> **What is expected**:
Leave out all pictures. Return exactly the lines from the top of the material through the line containing "const benchmarkKge = -0.41;".

>> Start

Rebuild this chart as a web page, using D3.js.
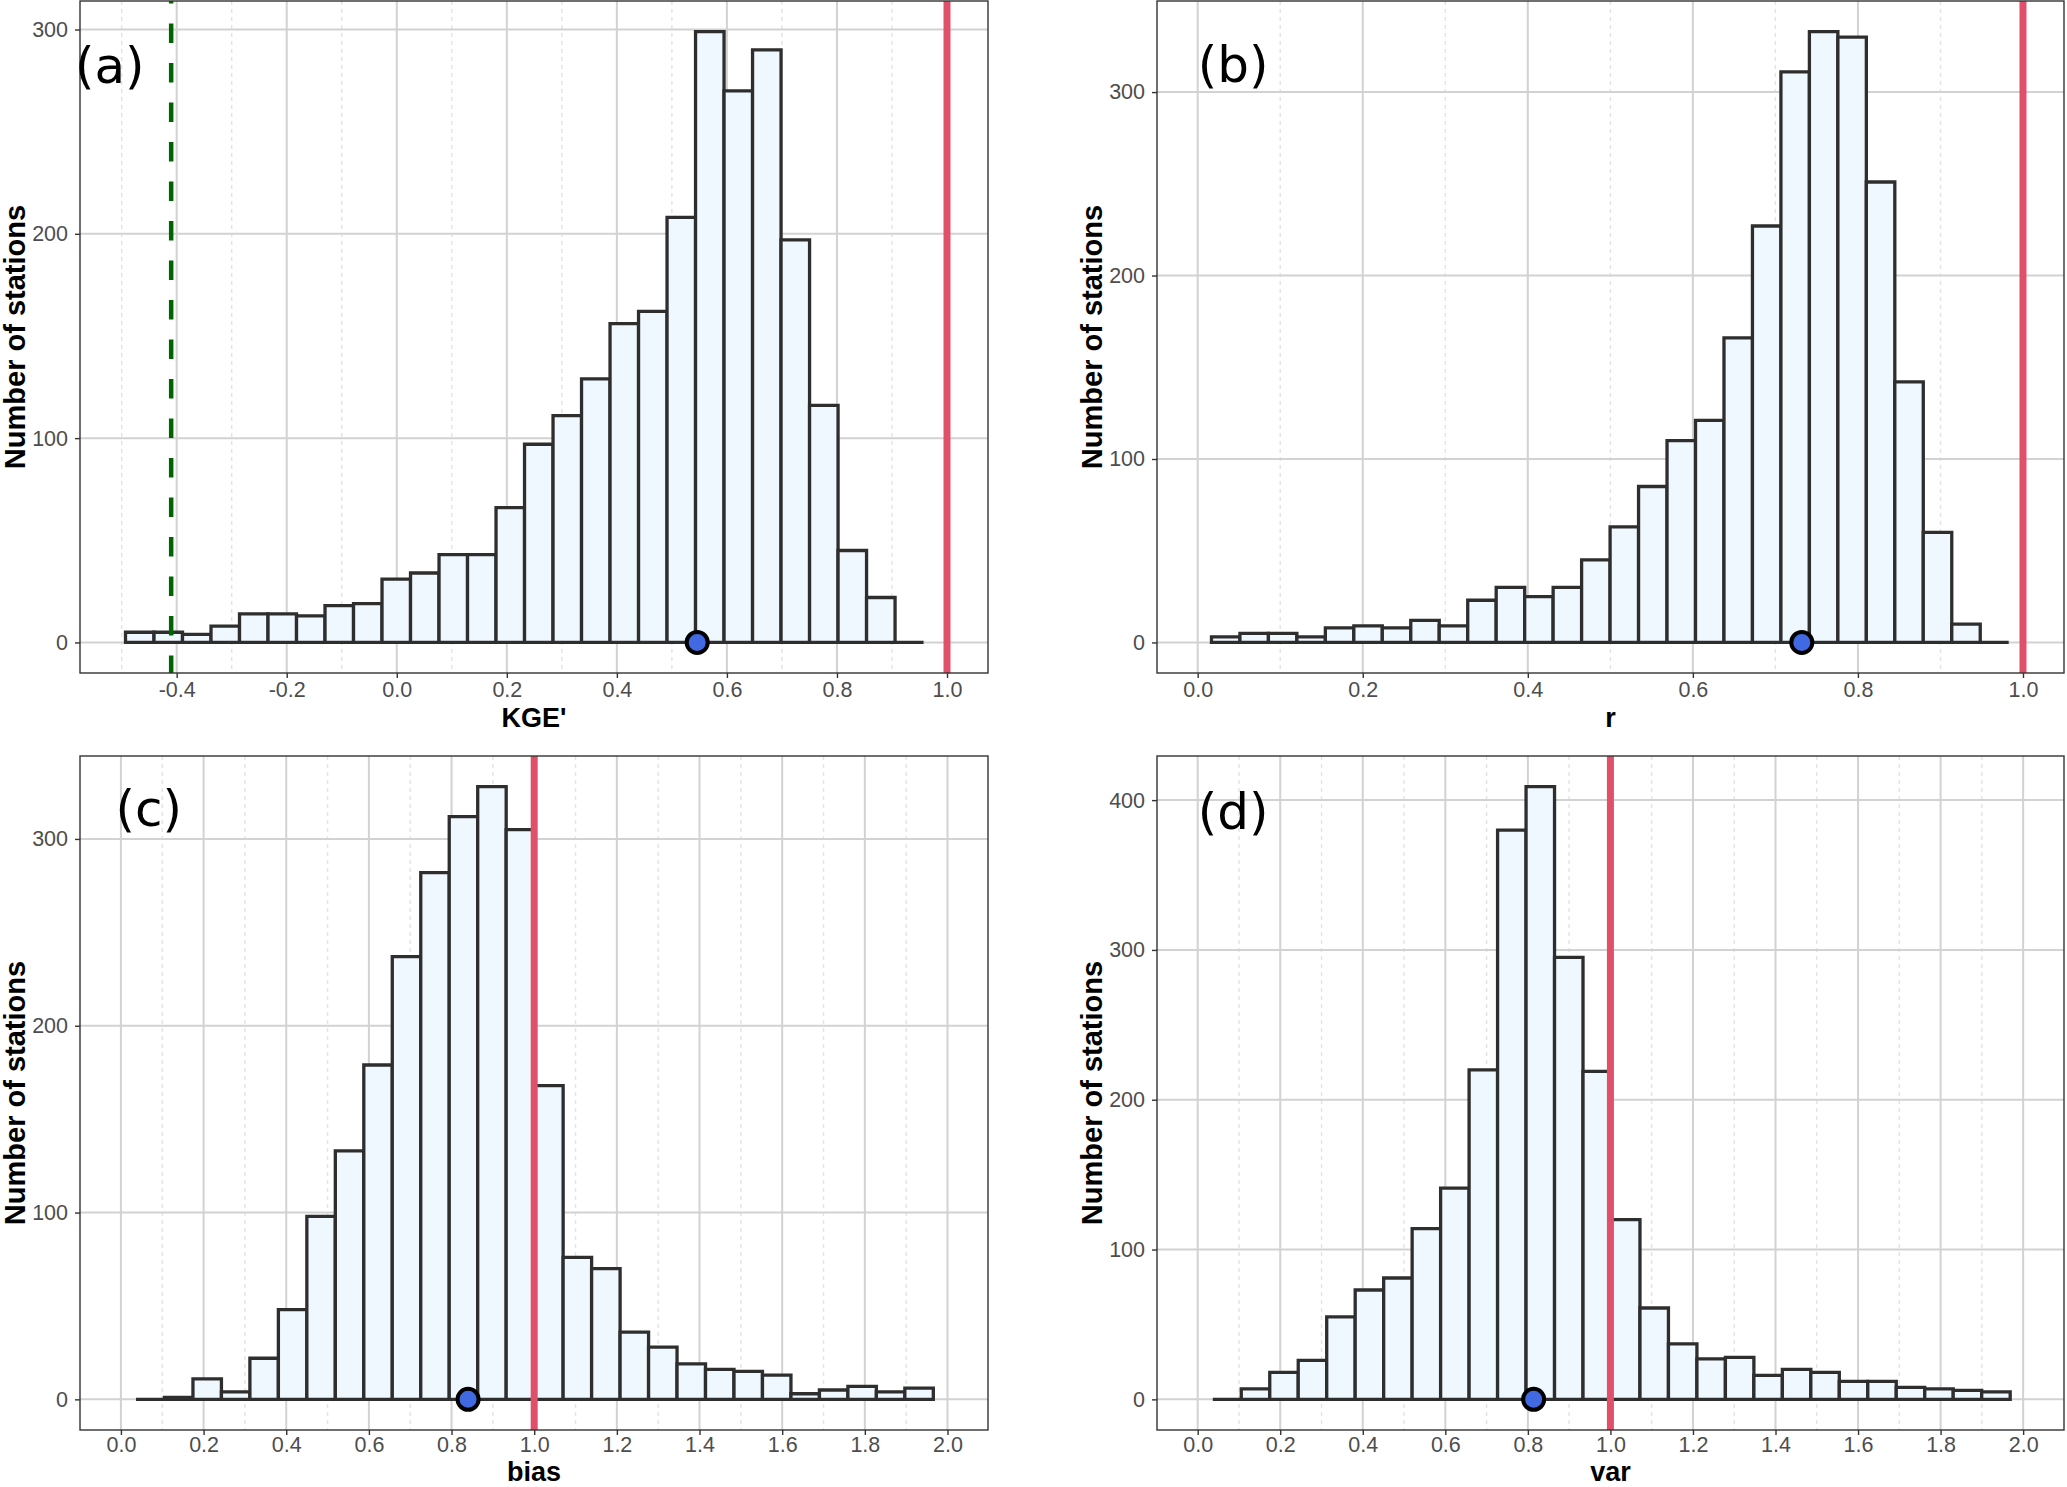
<!DOCTYPE html>
<meta charset="utf-8" />

<!-- Load d3.js -->
<script src="https://d3js.org/d3.v7.min.js"></script>
<style>
  body { margin: 0; background: #fff; }
</style>

<div id="my_dataviz"></div>

<script>
  // ---- values ----
  // histogram counts per bin, bin = [first edge, width]
  const kgeCounts = [5, 5, 4, 8, 14, 14, 13, 18, 19, 31, 34, 43, 43, 66, 97, 111, 129, 156, 162, 208, 299, 270, 290, 197, 116, 45, 22, 0];
  const kgeBin = [-0.493, 0.0518];
  const rCounts = [3, 5, 5, 3, 8, 9, 8, 12, 9, 23, 30, 25, 30, 45, 63, 85, 110, 121, 166, 227, 311, 333, 330, 251, 142, 60, 10, 0];
  const rBin = [0.0167, 0.0345];
  const biasCounts = [0, 1, 11, 4, 22, 48, 98, 133, 179, 237, 282, 312, 328, 305, 168, 76, 70, 36, 28, 19, 16, 15, 13, 3, 5, 7, 4, 6];
  const biasBin = [0.0365, 0.0689];
  const varCounts = [0, 7, 18, 26, 55, 73, 81, 114, 141, 220, 380, 409, 295, 219, 120, 61, 37, 27, 28, 16, 20, 18, 12, 12, 8, 7, 6, 5];
  const varBin = [0.0366, 0.069];

  // medians (blue dots) and reference lines
  const medians = [0.546, 0.732, 0.84, 0.814];
  const idealValue = 1.0;
  const benchmarkKge = -0.41;

  // axis titles, panel letters, ticks and limits
  const xTitles = ["KGE'", 'r', 'bias', 'var'];
  const letters = ['(a)', '(b)', '(c)', '(d)'];
  const letterPos = [[-0.585, 282], [0.0, 315], [-0.013, 316], [0.0, 392]];
  const xTicksA = [-0.4, -0.2, 0.0, 0.2, 0.4, 0.6, 0.8, 1.0];
  const xMinorA = [-0.5, -0.3, -0.1, 0.1, 0.3, 0.5, 0.7, 0.9];
  const xTicksB = [0.0, 0.2, 0.4, 0.6, 0.8, 1.0];
  const xMinorB = [0.1, 0.3, 0.5, 0.7, 0.9];
  const xTicksCD = [0.0, 0.2, 0.4, 0.6, 0.8, 1.0, 1.2, 1.4, 1.6, 1.8, 2.0];
  const xMinorCD = [0.1, 0.3, 0.5, 0.7, 0.9, 1.1, 1.3, 1.5, 1.7, 1.9];
  const yTicks = [0, 100, 200, 300];
  const yTicksD = [0, 100, 200, 300, 400];
  const xLimits = [[-0.5757, 1.0745], [-0.0493, 1.0497], [-0.099, 2.098], [-0.0986, 2.099]];
  const yLimits = [[-14.95, 313.95], [-16.65, 349.65], [-16.4, 344.4], [-20.45, 429.45]];

  const W = 2067, H = 1487;

  const svg = d3
    .select('#my_dataviz')
    .append('svg')
    .attr('width', W)
    .attr('height', H)
    .style('display', 'block')
    .style('font-family', "'Liberation Sans', Arial, sans-serif");

  // panel boxes in pixels (pad = x tick label padding, titleGap = x title baseline below panel)
  const boxes = [
    { left: 80, right: 988, top: 1, bottom: 673, pad: 4, titleGap: 54 },
    { left: 1157, right: 2064, top: 1, bottom: 673, pad: 4, titleGap: 54 },
    { left: 80, right: 988, top: 756, bottom: 1430, pad: 2, titleGap: 51 },
    { left: 1157, right: 2064, top: 756, bottom: 1430, pad: 2, titleGap: 51 }
  ];

  const panels = [
    { counts: kgeCounts, bin: kgeBin, xTicks: xTicksA, xMinor: xMinorA, yTicks: yTicks, bench: benchmarkKge },
    { counts: rCounts, bin: rBin, xTicks: xTicksB, xMinor: xMinorB, yTicks: yTicks },
    { counts: biasCounts, bin: biasBin, xTicks: xTicksCD, xMinor: xMinorCD, yTicks: yTicks },
    { counts: varCounts, bin: varBin, xTicks: xTicksCD, xMinor: xMinorCD, yTicks: yTicksD }
  ];

  panels.forEach(function (p, i) {
    const b = boxes[i];
    const g = svg.append('g');

    const x = d3.scaleLinear().domain(xLimits[i]).range([b.left, b.right]);
    const y = d3.scaleLinear().domain(yLimits[i]).range([b.bottom, b.top]);

    // minor x grid (dashed)
    g.selectAll('.minor')
      .data(p.xMinor)
      .join('line')
      .attr('x1', (d) => x(d))
      .attr('x2', (d) => x(d))
      .attr('y1', b.top)
      .attr('y2', b.bottom)
      .style('stroke', '#e3e3e3')
      .style('stroke-width', 1.4)
      .style('stroke-dasharray', '4,4');

    // major grid
    g.selectAll('.gx')
      .data(p.xTicks)
      .join('line')
      .attr('x1', (d) => x(d))
      .attr('x2', (d) => x(d))
      .attr('y1', b.top)
      .attr('y2', b.bottom)
      .style('stroke', '#d2d2d2')
      .style('stroke-width', 2);
    g.selectAll('.gy')
      .data(p.yTicks)
      .join('line')
      .attr('x1', b.left)
      .attr('x2', b.right)
      .attr('y1', (d) => y(d))
      .attr('y2', (d) => y(d))
      .style('stroke', '#d2d2d2')
      .style('stroke-width', 2);

    // histogram bars (paths so empty bins still show as a line)
    const bars = p.counts.map((c, k) => ({ x0: p.bin[0] + k * p.bin[1], x1: p.bin[0] + (k + 1) * p.bin[1], n: c }));
    g.selectAll('.bar')
      .data(bars)
      .join('path')
      .attr('d', function (d) {
        return 'M' + x(d.x0) + ',' + y(0) + 'V' + y(d.n) + 'H' + x(d.x1) + 'V' + y(0) + 'Z';
      })
      .style('fill', '#f0f8ff')
      .style('stroke', '#2e2e2e')
      .style('stroke-width', 3.3)
      .style('stroke-linejoin', 'miter');

    // perfect-score line
    g.append('line')
      .attr('x1', x(idealValue))
      .attr('x2', x(idealValue))
      .attr('y1', b.top)
      .attr('y2', b.bottom)
      .style('stroke', '#e0506a')
      .style('stroke-width', 7);

    // benchmark line (panel a only)
    if (p.bench !== undefined) {
      g.append('line')
        .attr('x1', x(p.bench))
        .attr('x2', x(p.bench))
        .attr('y1', b.top)
        .attr('y2', b.bottom)
        .style('stroke', '#006400')
        .style('stroke-width', 4.5)
        .style('stroke-dasharray', '19.5,20')
        .style('stroke-dashoffset', 17);
    }

    // median dot
    g.append('circle')
      .attr('cx', x(medians[i]))
      .attr('cy', y(0))
      .attr('r', 10.5)
      .style('fill', '#4169e1')
      .style('stroke', '#000')
      .style('stroke-width', 4);

    // panel border
    g.append('rect')
      .attr('x', b.left)
      .attr('y', b.top)
      .attr('width', b.right - b.left)
      .attr('height', b.bottom - b.top)
      .style('fill', 'none')
      .style('stroke', '#333')
      .style('stroke-width', 1.4);

    // axes
    const xAxis = g
      .append('g')
      .attr('transform', `translate(0, ${b.bottom})`)
      .call(d3.axisBottom(x).tickValues(p.xTicks).tickFormat((d) => d.toFixed(1)).tickSize(5).tickPadding(b.pad));
    const yAxis = g
      .append('g')
      .attr('transform', `translate(${b.left}, 0)`)
      .call(d3.axisLeft(y).tickValues(p.yTicks).tickFormat((d) => d).tickSize(5).tickPadding(7));
    [xAxis, yAxis].forEach(function (ax) {
      ax.select('.domain').remove();
      ax.selectAll('line').style('stroke', '#333').style('stroke-width', 1.4);
      ax.selectAll('text')
        .style('font-size', '21.5px')
        .style('font-family', "'Liberation Sans', Arial, sans-serif")
        .style('fill', '#4d4d4d');
    });

    // axis titles
    g.append('text')
      .attr('x', (b.left + b.right) / 2)
      .attr('y', b.bottom + b.titleGap)
      .attr('text-anchor', 'middle')
      .style('font-size', '27px')
      .style('font-weight', 'bold')
      .text(xTitles[i]);
    g.append('text')
      .attr('transform', `translate(${b.left - 55}, ${(b.top + b.bottom) / 2}) rotate(-90)`)
      .attr('text-anchor', 'middle')
      .style('font-size', '29px')
      .style('font-weight', 'bold')
      .text('Number of stations');

    // panel letter
    g.append('text')
      .attr('x', x(letterPos[i][0]))
      .attr('y', y(letterPos[i][1]))
      .attr('dy', '0.34em')
      .style('font-family', "'DejaVu Sans', sans-serif")
      .style('font-size', '50px')
      .text(letters[i]);
  });
</script>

>> End

> **Exercise response**:
Rebuild this chart as a web page, using D3.js.
<!DOCTYPE html>
<meta charset="utf-8" />

<!-- Load d3.js -->
<script src="https://d3js.org/d3.v7.min.js"></script>
<style>
  body { margin: 0; background: #fff; }
</style>

<div id="my_dataviz"></div>

<script>
  // ---- values ----
  // histogram counts per bin, bin = [first edge, width]
  const kgeCounts = [5, 5, 4, 8, 14, 14, 13, 18, 19, 31, 34, 43, 43, 66, 97, 111, 129, 156, 162, 208, 299, 270, 290, 197, 116, 45, 22, 0];
  const kgeBin = [-0.493, 0.0518];
  const rCounts = [3, 5, 5, 3, 8, 9, 8, 12, 9, 23, 30, 25, 30, 45, 63, 85, 110, 121, 166, 227, 311, 333, 330, 251, 142, 60, 10, 0];
  const rBin = [0.0167, 0.0345];
  const biasCounts = [0, 1, 11, 4, 22, 48, 98, 133, 179, 237, 282, 312, 328, 305, 168, 76, 70, 36, 28, 19, 16, 15, 13, 3, 5, 7, 4, 6];
  const biasBin = [0.0365, 0.0689];
  const varCounts = [0, 7, 18, 26, 55, 73, 81, 114, 141, 220, 380, 409, 295, 219, 120, 61, 37, 27, 28, 16, 20, 18, 12, 12, 8, 7, 6, 5];
  const varBin = [0.0366, 0.069];

  // medians (blue dots) and reference lines
  const medians = [0.546, 0.732, 0.84, 0.814];
  const idealValue = 1.0;
  const benchmarkKge = -0.41;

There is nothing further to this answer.